New York Gov. Andrew Cuomo’s been deservingly criticized for his response to the COVID-19 crisis, including sending coronavirus patients back to nursing homes without being tested first to see if they’d recovered from their illness and were no longer contagious. Thousands of nursing home residents died across the state, and while Cuomo’s done his best to shift the blame, there are at least some in the media trying to hold him to account.
When it comes to the dramatic surge in shootings in New York City and other cities across the state, however, Cuomo’s faced hardly any criticism at all, despite the surge in crime on his watch. In Syracuse, New York, for example, three people were killed and another nine wounded in more than a dozen shootings this past weekend, and the city is ahead of where it was this time last year when it comes to homicides and shootings, though non-violent crime is down by more than 10% compared to 2019.
Rochester, New York has also seen a surge in shootings, with at least 13 people injured over the Independence Day weekend. New York GOP head Nick Langworthy recently spoke in the city, and while he laid the blame squarely at the feet of Gov. Andrew Cuomo, he only focused on half of the governor’s failures.
“The surge in crime is a direct result of policies that have neutered law enforcement,” he said. “Our men and women in uniform are now the ones wearing handcuffs and the criminals walk free. They’re under siege and they’ve been totally controlled by the Democrats that control our state and it’s the result of the elimination of cash bail.”
Without a doubt Cuomo’s bail reforms have had an impact on violent crime throughout New York, but Langworthy should also have called out the governor for his bold and brash talk about making the public safer when he signed the anti-gun legislation known as the SAFE Act into effect back in 2013. In fact, Cuomo actually signed the gun control package into law at a ceremony in Rochester, saying at the time:
“It is appropriate to sign the NY SAFE Act here in Rochester, where just weeks ago a gunman senselessly murdered two first responders as they responded to a fire in Webster,” Governor Cuomo said. “This new law will limit gun violence through common sense, reasonable reforms that will make New York a safer place to live. When society confronts serious issues, it is the function of government to do something, and the NY SAFE Act will now give New York State the toughest, strongest protections against gun violence in the nation.”

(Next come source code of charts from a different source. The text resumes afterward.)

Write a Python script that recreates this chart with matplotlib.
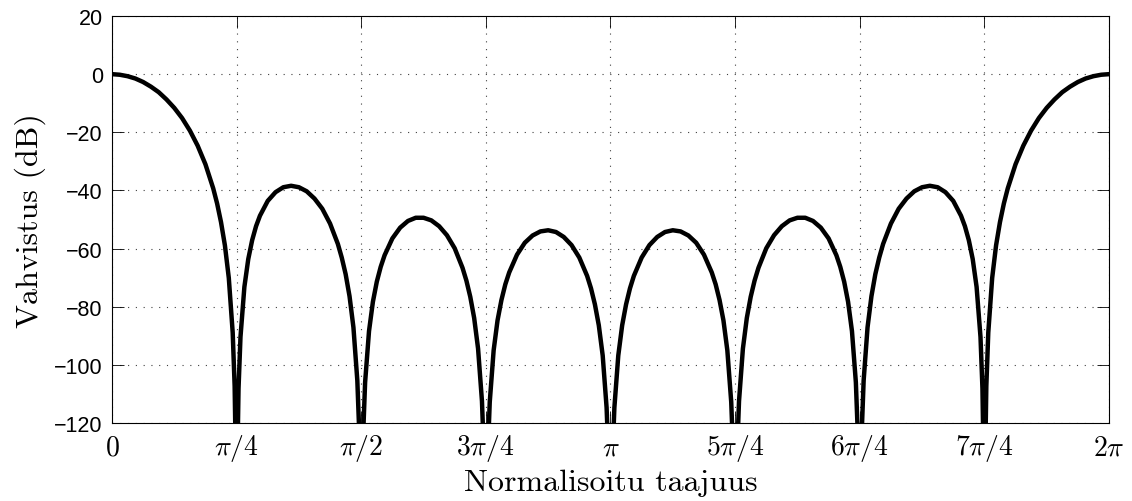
import numpy as np
import matplotlib
matplotlib.use("Agg")
import matplotlib.pyplot as plt

# Normalised frequency positions from 0 to pi, in units of pi/64
# (denser around the nulls at pi/4, pi/2, 3pi/4, pi)
freq_half = [
    0, 1, 2, 3, 4, 5, 6, 7, 8, 9, 10, 11, 12, 13, 13.5, 14, 14.5, 15, 15.5, 15.75, 16,
    16.25, 16.5, 17, 17.5, 18, 18.5, 19, 20, 21, 22, 23, 24, 25, 26, 27, 28, 29, 29.5,
    30, 30.5, 31, 31.5, 31.75, 32,
    32.25, 32.5, 33, 33.5, 34, 34.5, 35, 36, 37, 38, 39, 40, 41, 42, 43, 44, 45, 45.5,
    46, 46.5, 47, 47.5, 47.75, 48,
    48.25, 48.5, 49, 49.5, 50, 50.5, 51, 52, 53, 54, 55, 56, 57, 58, 59, 60, 61, 61.5,
    62, 62.5, 63, 63.5, 63.75, 64,
]
# Gain (dB) at those positions; nulls fall below the axis
gain_half = [
    0.0, -0.2, -0.7, -1.5, -2.7, -4.3, -6.2, -8.7, -11.6, -15.1, -19.4, -24.6, -31.0, -39.3, -44.5, -50.9, -58.9, -70.1, -88.9, -107.3, -150.0,
    -108.1, -90.4, -73.2, -63.6, -57.1, -52.3, -48.7, -43.6, -40.6, -38.9, -38.4, -38.9, -40.3, -42.8, -46.3, -51.4, -58.4, -63.1,
    -68.8, -76.4, -87.1, -105.4, -123.5, -150.0,
    -123.9, -106.0, -88.4, -78.3, -71.4, -66.3, -62.3, -56.5, -52.8, -50.5, -49.4, -49.4, -50.3, -52.3, -55.4, -59.9, -66.6, -71.0,
    -76.6, -83.9, -94.4, -112.5, -130.6, -150.0,
    -130.7, -112.8, -95.0, -84.7, -77.7, -72.3, -68.2, -62.1, -58.0, -55.5, -54.1, -53.7, -54.3, -56.0, -58.8, -63.1, -69.4, -73.7,
    -79.2, -86.4, -96.8, -114.7, -132.7, -150.0,
]
# the response is mirrored about pi
freq_steps = freq_half + [128 - f for f in freq_half[-2::-1]]
gain_db = gain_half + gain_half[-2::-1]

xtick_labels = [r"$0$", r"$\pi/4$", r"$\pi/2$", r"$3\pi/4$", r"$\pi$",
                r"$5\pi/4$", r"$6\pi/4$", r"$7\pi/4$", r"$2\pi$"]
yticks = [20, 0, -20, -40, -60, -80, -100, -120]

plt.rcParams["mathtext.fontset"] = "cm"
plt.rcParams["axes.unicode_minus"] = True

fig = plt.figure(figsize=(11.32, 5.02), dpi=100)
ax = fig.add_axes([0.0989, 0.1554, 0.8808, 0.8107])

x = np.array(freq_steps) * np.pi / 64.0
ax.plot(x, gain_db, color="black", lw=3.2, solid_joinstyle="round")

ax.set_xlim(0, 2 * np.pi)
ax.set_ylim(-120, 20)
ax.set_xticks(np.arange(9) * np.pi / 4)
ax.set_xticklabels(xtick_labels, fontsize=20)
ax.set_yticks(yticks)
ax.set_yticklabels([str(v).replace("-", "\u2212") for v in yticks],
                   fontfamily="Liberation Sans", fontsize=15.5)

ax.tick_params(direction="in", length=8.5, width=0.6, top=True, right=True,
               colors="black")
ax.tick_params(axis="x", pad=6.5)
ax.tick_params(axis="y", pad=6.5)

for s in ax.spines.values():
    s.set_linewidth(0.8)

ax.grid(True, color="0.25", linestyle=(0, (1, 6)), linewidth=0.8)

ax.set_xlabel("Normalisoitu taajuus", fontfamily="cmr10", fontsize=23, labelpad=4)
ax.set_ylabel("Vahvistus (dB)", fontfamily="cmr10", fontsize=23, labelpad=6)

fig.savefig("out.png", dpi=100)
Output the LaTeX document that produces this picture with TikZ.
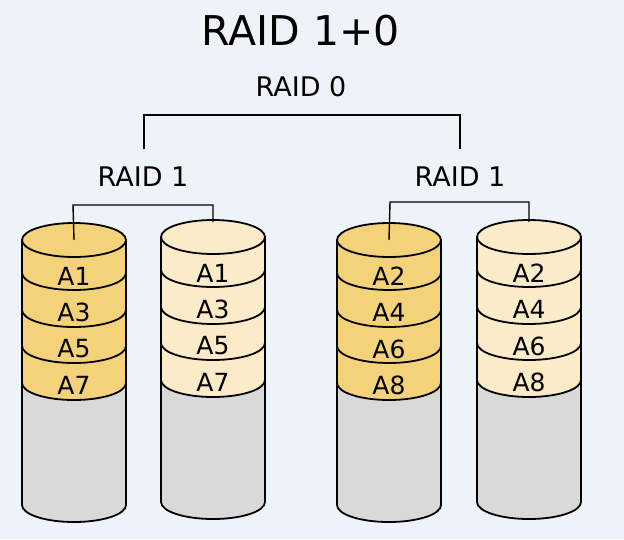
\documentclass[tikz,border=0pt]{standalone}
\usepackage{fontspec}
\setmainfont{DejaVu Sans}
\definecolor{bgblue}{RGB}{238,243,249}
\definecolor{stripdark}{RGB}{244,210,122}
\definecolor{striplight}{RGB}{251,235,201}
\definecolor{diskgrey}{RGB}{217,217,217}
\tikzset{
  outline/.style={draw=black, line width=1.8pt},
  link/.style={draw=black, line width=1.4pt},
  lbl/.style={font=\fontsize{25}{25}\selectfont},
}
% disk: left x, top-ellipse centre y, strip colour, name, labels
\newcommand{\raiddisk}[5]{%
  \fill[diskgrey] (#1,#2) -- (#1,#2+265) arc (180:0:52 and 17) -- (#1+104,#2) -- cycle;
  \fill[#3] (#1,#2) -- (#1,#2+143) arc (180:0:52 and 17) -- (#1+104,#2) -- cycle;
  \foreach \k in {33,70,106,143}
    \draw[outline] (#1,#2+\k) arc (180:0:52 and 17);
  \draw[outline] (#1,#2) -- (#1,#2+265) arc (180:0:52 and 17) -- (#1+104,#2);
  \draw[outline, fill=#3] (#1+52,#2) ellipse (52 and 17);
  \coordinate (#4) at (#1+52,#2);
  \foreach \t [count=\i from 0] in {#5}
    \node[lbl] at (#1+52,#2+36+36.5*\i) {\t};
}
\begin{document}
\begin{tikzpicture}[x=1pt,y=-1pt]
  \fill[bgblue] (0,0) rectangle (624,539);
  \useasboundingbox (0,0) rectangle (624,539);

  % Titel
  \node[font=\fontsize{41}{41}\selectfont] (title) at (301,31) {RAID 1+0};
  \node[font=\fontsize{27}{27}\selectfont] (raid0) at (301,87) {RAID 0};
  \node[font=\fontsize{27}{27}\selectfont] (raid1l) at (143,177) {RAID 1};
  \node[font=\fontsize{27}{27}\selectfont] (raid1r) at (460,177) {RAID 1};
  \coordinate (b0l) at (144,149);
  \coordinate (b0r) at (460,149);

  % Schijven
  \raiddisk{22}{240}{stripdark}{d1}{A1,A3,A5,A7}
  \raiddisk{161}{237}{striplight}{d2}{A1,A3,A5,A7}
  \raiddisk{337}{240}{stripdark}{d3}{A2,A4,A6,A8}
  \raiddisk{477}{237}{striplight}{d4}{A2,A4,A6,A8}

  % Verbindingen
  \draw[link] (b0l) -- (144,115) -| (b0r);
  \draw[link] (d1) -- (73,205) -| ([yshift=15]d2);
  \draw[link] (d3) -- (390,202) -| ([yshift=15]d4);
\end{tikzpicture}
\end{document}
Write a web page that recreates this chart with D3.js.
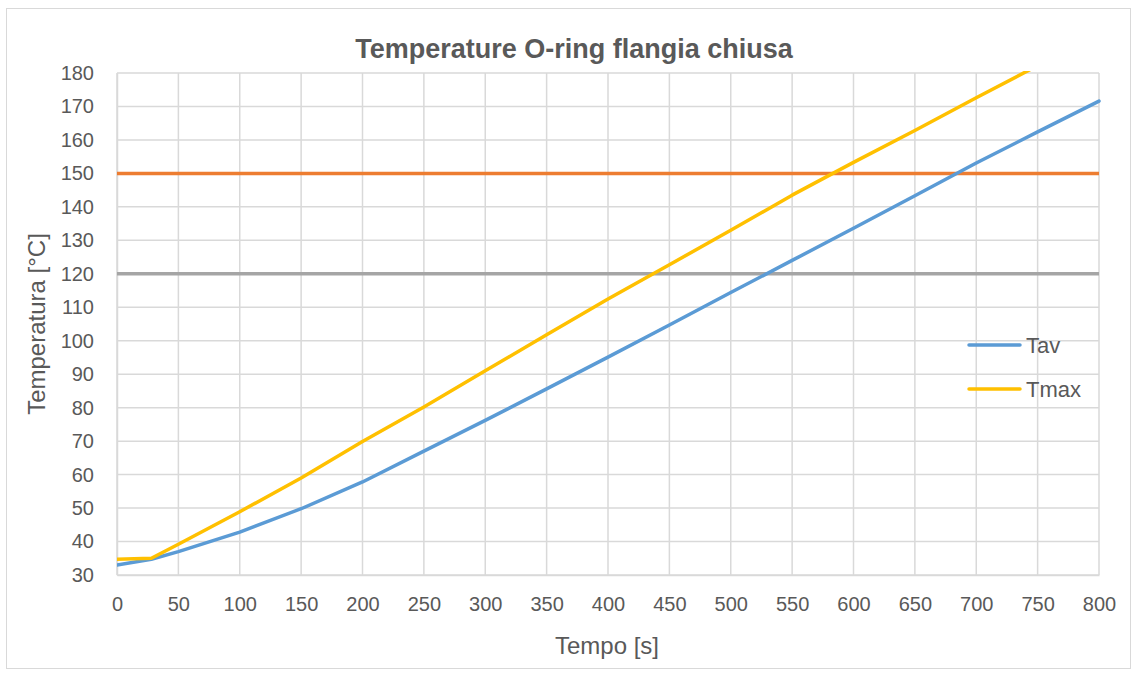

Here we are seven years later and not only has “gun violence” not been limited in New York, in June of this year shootings in New York City were at their highest levels since 1996. The “commonsense, reasonable reforms” that Cuomo promised have been plagued with issues from the get-go, and they’ve clearly done nothing to actually address violent criminals.
Instead, Cuomo’s ban on magazines capable of holding more than 7-rounds of ammunition was ultimately changed (without a vote of the legislature, mind you) into a ban on putting more than 7-rounds of ammunition into a 10-round magazine. Two federal judges declared the magazine ban unconstitutional, and even now enforcement of the law is largely limited to New York City and the surrounding suburbs.
While Cuomo’s magazine ban has been mostly ignored by law enforcement, it was the New York State Police that ended up putting a halt to another provision of his vaunted gun control plan. The SAFE Act called for background checks to be performed on all ammunition sales in the state, but two years after the law took effect, the state police still hadn’t come up with a way to make it happen and that provision of the law was ultimately suspended. As of 2019, the state police swears that coming up with a database that can be used to check ammunition sales remains a priority, but Cuomo himself hasn’t mentioned that portion of the SAFE Act for several years.
Cuomo’s public responses have suggested he’s not keeping close tabs of the database’s development. Asked about the holdup in a September 2018 meeting with the Times Union’s editorial board, Cuomo repeatedly said he was unaware of the progress on the project.
“I don’t know. I will check,” Cuomo said. “But it is not a significant aspect of the SAFE Act.”
When Cuomo signed the gun law in January 2013, the database was listed in his press release as among its “key” provisions.
In September 2018, [Cuomo spokesman Rich] Azzopardi told the Times Union that the State Police and ITS had “reviewed a number of technological solutions” to implement the database, and had been “unable to address the myriad of legal and operational implementation obstacles.”
The only significant part of the SAFE Act to be fully enacted was a change in state law making possession of an unlicensed handgun a felony offense punishable by up to 3 1/2 years in prison, instead of a misdemeanor level offense. In New York City, where the vast majority of SAFE Act prosecutions take place, getting a license to keep a gun in your home will cost you hundreds of dollars in fees and months of your time, and you can be denied for no reason whatsoever even if you qualify as a legal gun owner. A license to carry is even harder to obtain, and the New York Police Department’s licensing bureau has been caught up in a pay-to-play scandal in recent years that’s demonstrated clearly that the right to keep and bear arms in the city isn’t a right at all. It’s a crime for most and a privilege for a few, and Cuomo’s SAFE Act has only exacerbated the problem.